* [Information supplied]:
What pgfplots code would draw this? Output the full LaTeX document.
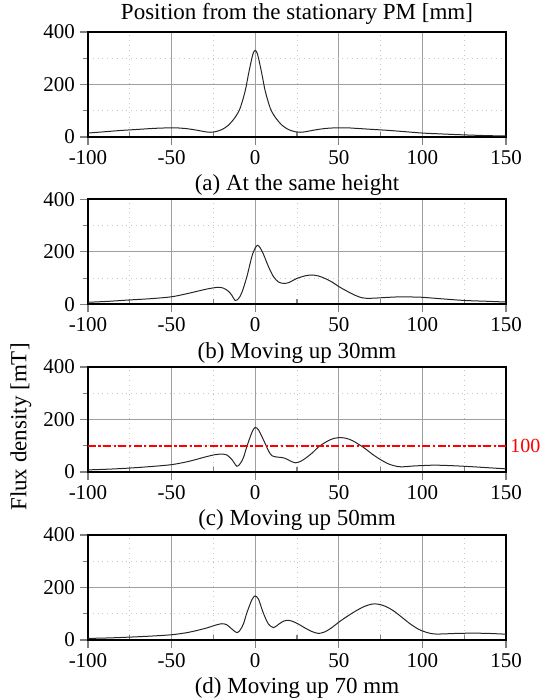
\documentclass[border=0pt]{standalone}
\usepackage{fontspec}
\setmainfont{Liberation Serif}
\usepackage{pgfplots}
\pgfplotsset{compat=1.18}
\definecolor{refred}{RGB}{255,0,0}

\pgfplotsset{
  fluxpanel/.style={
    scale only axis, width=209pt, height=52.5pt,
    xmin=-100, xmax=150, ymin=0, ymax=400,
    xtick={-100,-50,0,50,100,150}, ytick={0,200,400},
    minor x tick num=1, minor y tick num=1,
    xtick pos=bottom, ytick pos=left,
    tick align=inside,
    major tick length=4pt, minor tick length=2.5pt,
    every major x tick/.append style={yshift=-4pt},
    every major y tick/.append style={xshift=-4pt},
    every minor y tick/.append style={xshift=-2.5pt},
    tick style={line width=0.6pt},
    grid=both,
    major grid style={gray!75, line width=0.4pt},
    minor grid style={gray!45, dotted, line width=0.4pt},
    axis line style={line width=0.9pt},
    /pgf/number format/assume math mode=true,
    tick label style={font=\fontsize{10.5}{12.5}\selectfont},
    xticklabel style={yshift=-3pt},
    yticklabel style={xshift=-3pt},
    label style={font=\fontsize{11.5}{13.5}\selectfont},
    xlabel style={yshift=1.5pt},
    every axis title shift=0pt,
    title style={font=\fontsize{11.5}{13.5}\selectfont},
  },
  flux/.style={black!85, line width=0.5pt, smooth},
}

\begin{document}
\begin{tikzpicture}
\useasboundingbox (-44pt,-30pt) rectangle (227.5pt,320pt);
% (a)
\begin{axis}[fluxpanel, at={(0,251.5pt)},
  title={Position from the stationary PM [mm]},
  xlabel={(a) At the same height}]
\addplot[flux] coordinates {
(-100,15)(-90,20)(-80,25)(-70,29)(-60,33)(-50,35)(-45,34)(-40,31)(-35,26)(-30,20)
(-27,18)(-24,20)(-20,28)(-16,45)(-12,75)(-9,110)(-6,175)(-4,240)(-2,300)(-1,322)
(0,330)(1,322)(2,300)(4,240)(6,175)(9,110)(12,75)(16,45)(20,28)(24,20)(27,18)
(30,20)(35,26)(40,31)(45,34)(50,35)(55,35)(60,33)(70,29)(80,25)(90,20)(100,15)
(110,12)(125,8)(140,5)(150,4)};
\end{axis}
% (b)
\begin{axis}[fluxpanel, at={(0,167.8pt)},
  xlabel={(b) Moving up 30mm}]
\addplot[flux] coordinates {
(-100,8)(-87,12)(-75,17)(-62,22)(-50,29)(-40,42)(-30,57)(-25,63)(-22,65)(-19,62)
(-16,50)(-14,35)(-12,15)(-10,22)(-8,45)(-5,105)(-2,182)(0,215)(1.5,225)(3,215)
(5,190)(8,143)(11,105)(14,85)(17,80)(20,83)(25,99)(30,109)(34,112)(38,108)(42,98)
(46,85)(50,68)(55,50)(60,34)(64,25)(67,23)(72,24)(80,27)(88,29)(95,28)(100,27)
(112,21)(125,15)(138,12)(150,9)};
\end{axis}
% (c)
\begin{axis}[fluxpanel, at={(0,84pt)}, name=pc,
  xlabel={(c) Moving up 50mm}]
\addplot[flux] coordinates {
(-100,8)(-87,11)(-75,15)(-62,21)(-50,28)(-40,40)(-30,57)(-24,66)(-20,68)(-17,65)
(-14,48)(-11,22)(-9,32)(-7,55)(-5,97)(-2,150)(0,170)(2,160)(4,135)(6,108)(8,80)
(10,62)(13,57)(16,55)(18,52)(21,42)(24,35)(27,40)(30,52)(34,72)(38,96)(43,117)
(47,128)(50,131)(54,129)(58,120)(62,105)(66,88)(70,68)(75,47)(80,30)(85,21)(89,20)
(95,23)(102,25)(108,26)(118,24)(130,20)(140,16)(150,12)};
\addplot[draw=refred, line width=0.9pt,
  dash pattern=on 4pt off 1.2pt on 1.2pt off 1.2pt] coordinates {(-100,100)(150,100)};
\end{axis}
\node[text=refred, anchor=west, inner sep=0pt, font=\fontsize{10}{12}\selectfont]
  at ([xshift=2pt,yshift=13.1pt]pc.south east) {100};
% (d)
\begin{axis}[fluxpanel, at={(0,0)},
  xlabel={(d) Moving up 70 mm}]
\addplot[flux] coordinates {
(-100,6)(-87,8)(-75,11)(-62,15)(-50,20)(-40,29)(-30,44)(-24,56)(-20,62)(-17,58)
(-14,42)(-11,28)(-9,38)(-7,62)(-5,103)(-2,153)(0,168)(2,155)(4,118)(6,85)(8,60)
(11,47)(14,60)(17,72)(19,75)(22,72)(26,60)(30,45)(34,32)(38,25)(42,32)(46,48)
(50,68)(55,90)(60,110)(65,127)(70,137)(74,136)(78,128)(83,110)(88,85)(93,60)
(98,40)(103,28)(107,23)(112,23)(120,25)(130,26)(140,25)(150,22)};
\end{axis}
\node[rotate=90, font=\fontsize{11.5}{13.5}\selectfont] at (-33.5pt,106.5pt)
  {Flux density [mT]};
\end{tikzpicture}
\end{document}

* [Problem statement]: Reply with nothing but the number of lines that contain the word "draw".

* [Reply]: 2